= GIVEN ENTRIES =

########################################

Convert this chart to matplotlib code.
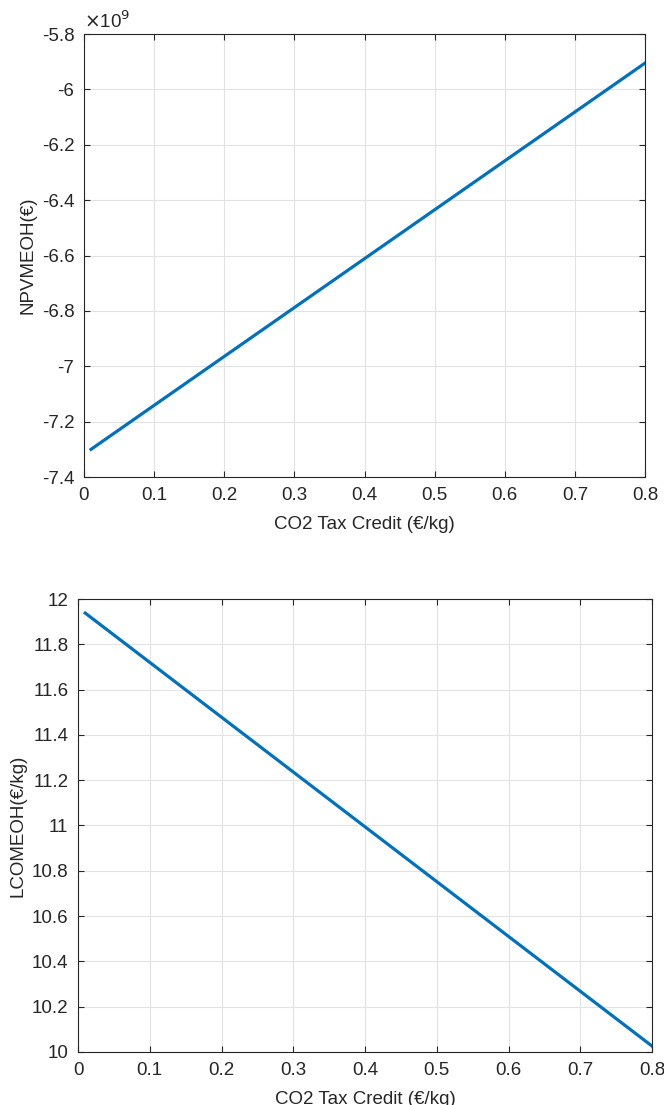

########################################

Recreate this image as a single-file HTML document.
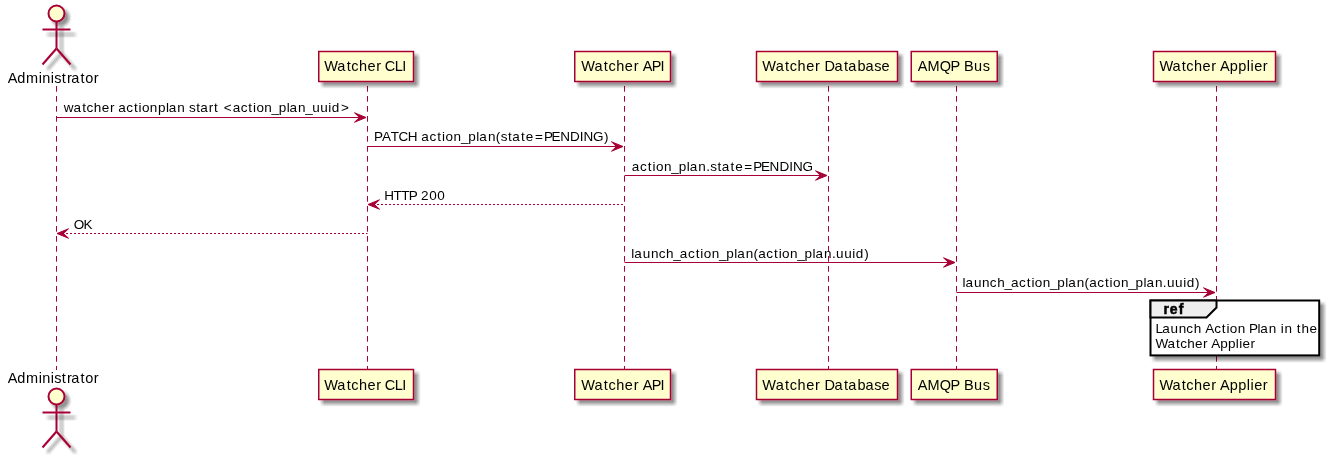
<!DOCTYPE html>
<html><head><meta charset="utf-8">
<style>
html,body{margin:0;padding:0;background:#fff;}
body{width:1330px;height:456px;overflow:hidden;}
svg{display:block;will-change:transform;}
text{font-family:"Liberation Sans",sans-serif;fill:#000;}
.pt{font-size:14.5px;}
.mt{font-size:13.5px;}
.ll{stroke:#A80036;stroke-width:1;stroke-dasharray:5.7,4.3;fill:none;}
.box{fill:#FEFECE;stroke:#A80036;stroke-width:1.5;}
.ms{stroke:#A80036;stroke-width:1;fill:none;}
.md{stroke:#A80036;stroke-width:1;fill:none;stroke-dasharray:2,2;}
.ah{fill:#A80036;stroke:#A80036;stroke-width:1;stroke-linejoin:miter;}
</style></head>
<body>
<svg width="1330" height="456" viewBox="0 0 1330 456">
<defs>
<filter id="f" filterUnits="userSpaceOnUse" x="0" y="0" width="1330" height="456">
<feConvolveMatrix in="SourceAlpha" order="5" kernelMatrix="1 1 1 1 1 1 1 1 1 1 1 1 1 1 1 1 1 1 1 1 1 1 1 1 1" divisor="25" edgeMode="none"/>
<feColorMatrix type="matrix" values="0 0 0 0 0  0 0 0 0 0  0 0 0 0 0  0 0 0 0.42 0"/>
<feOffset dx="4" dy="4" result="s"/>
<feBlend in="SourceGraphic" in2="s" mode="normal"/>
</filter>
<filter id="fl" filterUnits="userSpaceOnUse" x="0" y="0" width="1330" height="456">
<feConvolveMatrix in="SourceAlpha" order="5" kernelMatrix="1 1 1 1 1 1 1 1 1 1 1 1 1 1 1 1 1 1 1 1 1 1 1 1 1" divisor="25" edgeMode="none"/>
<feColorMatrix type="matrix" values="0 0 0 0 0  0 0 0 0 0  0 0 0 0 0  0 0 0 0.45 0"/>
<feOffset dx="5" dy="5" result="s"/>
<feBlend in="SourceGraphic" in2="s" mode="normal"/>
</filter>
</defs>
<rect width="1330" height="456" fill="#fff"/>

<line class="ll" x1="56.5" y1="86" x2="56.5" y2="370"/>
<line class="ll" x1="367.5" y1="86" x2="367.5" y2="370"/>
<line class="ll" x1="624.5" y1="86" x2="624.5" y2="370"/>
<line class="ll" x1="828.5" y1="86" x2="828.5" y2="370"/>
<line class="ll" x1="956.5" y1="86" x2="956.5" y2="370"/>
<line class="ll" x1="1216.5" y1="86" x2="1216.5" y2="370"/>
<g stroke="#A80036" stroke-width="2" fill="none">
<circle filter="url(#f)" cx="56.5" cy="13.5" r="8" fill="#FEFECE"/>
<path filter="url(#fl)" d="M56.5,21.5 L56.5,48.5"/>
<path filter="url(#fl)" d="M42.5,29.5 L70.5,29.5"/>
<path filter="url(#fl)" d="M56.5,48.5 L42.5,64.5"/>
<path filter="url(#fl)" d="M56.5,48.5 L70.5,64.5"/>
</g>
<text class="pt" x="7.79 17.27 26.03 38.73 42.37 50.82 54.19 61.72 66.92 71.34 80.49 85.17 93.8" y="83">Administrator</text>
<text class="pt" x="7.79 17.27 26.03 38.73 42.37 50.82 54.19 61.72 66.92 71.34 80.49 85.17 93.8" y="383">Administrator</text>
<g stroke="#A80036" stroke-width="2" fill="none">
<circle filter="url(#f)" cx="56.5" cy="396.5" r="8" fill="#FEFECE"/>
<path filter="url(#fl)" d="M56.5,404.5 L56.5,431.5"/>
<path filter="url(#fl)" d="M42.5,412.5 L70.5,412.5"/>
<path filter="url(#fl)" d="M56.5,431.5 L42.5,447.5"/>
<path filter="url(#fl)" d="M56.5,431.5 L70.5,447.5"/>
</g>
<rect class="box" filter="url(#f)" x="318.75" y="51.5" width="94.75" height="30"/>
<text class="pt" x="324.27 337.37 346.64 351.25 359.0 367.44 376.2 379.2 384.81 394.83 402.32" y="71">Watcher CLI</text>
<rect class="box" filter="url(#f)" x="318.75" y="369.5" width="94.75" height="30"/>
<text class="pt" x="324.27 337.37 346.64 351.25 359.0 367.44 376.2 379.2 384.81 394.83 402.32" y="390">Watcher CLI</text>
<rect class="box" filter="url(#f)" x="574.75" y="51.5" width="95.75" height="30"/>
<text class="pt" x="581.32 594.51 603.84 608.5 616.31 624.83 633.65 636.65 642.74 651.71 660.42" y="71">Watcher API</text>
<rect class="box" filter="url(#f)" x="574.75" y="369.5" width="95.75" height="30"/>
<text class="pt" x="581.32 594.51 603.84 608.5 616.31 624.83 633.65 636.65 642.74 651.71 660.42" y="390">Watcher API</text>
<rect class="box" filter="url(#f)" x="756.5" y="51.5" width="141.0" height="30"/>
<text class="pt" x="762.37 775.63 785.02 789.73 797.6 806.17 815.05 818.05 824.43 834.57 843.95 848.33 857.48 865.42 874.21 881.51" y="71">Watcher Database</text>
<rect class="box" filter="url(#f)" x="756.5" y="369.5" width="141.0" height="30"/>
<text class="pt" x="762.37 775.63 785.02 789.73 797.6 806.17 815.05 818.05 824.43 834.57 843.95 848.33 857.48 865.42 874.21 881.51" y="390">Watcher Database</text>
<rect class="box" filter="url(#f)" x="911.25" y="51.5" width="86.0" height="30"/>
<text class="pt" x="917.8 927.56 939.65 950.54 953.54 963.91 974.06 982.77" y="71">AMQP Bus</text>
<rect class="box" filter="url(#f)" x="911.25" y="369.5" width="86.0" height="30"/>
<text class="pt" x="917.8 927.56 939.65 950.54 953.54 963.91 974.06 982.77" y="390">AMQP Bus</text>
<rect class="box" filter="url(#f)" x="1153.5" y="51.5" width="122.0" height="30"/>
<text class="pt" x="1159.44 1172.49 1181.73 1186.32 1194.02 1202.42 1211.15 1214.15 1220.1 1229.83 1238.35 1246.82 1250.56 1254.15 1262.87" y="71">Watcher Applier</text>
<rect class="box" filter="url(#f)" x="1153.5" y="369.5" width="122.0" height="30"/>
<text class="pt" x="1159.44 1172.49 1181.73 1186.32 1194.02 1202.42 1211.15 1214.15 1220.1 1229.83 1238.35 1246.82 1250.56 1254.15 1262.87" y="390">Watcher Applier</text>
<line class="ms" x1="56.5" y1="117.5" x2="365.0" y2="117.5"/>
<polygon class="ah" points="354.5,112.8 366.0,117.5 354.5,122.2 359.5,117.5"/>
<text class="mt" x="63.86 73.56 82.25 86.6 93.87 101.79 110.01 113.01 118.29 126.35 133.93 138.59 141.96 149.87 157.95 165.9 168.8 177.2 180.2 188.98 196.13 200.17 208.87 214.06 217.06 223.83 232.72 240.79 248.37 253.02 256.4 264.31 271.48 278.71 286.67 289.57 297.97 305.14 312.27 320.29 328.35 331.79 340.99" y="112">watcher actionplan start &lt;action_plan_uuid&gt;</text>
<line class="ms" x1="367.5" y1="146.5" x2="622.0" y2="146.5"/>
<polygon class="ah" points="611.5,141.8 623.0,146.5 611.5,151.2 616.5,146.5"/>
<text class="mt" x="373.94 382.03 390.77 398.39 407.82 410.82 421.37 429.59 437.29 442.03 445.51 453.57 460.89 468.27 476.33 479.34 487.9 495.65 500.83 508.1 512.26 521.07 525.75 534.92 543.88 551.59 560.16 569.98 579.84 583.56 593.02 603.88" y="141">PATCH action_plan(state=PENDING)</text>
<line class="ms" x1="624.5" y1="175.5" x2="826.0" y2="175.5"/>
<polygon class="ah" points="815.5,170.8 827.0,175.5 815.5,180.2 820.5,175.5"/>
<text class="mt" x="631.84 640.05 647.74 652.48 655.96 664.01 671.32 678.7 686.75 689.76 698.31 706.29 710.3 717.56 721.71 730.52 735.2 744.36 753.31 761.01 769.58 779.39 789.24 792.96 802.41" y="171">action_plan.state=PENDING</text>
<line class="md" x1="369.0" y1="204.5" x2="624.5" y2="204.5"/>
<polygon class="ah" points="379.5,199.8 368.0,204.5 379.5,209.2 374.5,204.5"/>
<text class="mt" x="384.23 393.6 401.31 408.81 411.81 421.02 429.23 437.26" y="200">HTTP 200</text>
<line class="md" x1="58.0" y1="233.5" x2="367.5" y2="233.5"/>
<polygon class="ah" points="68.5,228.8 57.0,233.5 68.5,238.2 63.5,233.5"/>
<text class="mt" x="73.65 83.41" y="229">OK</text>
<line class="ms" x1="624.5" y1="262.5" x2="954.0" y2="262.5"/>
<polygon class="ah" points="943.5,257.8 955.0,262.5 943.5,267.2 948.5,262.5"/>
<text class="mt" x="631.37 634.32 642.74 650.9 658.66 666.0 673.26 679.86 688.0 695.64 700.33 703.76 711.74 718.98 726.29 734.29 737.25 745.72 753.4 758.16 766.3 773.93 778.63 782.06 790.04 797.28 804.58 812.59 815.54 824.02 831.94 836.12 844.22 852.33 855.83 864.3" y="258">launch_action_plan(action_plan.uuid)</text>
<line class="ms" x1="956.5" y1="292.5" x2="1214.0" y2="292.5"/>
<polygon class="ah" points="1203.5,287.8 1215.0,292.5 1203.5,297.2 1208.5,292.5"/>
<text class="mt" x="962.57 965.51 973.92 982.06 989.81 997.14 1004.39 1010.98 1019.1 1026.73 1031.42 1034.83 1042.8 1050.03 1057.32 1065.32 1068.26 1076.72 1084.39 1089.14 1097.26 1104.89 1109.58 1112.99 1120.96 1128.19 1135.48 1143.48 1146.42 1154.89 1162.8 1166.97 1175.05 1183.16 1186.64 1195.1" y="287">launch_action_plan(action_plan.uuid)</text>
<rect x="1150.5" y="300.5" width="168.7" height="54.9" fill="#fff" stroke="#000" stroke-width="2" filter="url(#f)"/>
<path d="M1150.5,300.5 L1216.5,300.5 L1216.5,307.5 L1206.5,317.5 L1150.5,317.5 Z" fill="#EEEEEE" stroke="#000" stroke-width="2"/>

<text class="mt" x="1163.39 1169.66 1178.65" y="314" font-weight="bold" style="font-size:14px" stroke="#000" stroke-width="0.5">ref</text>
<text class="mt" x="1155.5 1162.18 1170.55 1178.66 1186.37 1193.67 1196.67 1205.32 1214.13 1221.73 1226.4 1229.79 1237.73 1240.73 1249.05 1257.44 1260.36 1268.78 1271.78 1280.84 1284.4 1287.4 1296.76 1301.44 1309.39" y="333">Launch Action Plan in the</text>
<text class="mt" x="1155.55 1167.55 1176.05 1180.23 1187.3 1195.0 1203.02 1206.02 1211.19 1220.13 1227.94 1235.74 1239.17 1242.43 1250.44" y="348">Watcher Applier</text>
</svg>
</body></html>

########################################

= WHAT TO PRODUCE =
Copy out all lines from the material above that contain the string "this".

= WRITTEN RESPONSE =
Convert this chart to matplotlib code.
Recreate this image as a single-file HTML document.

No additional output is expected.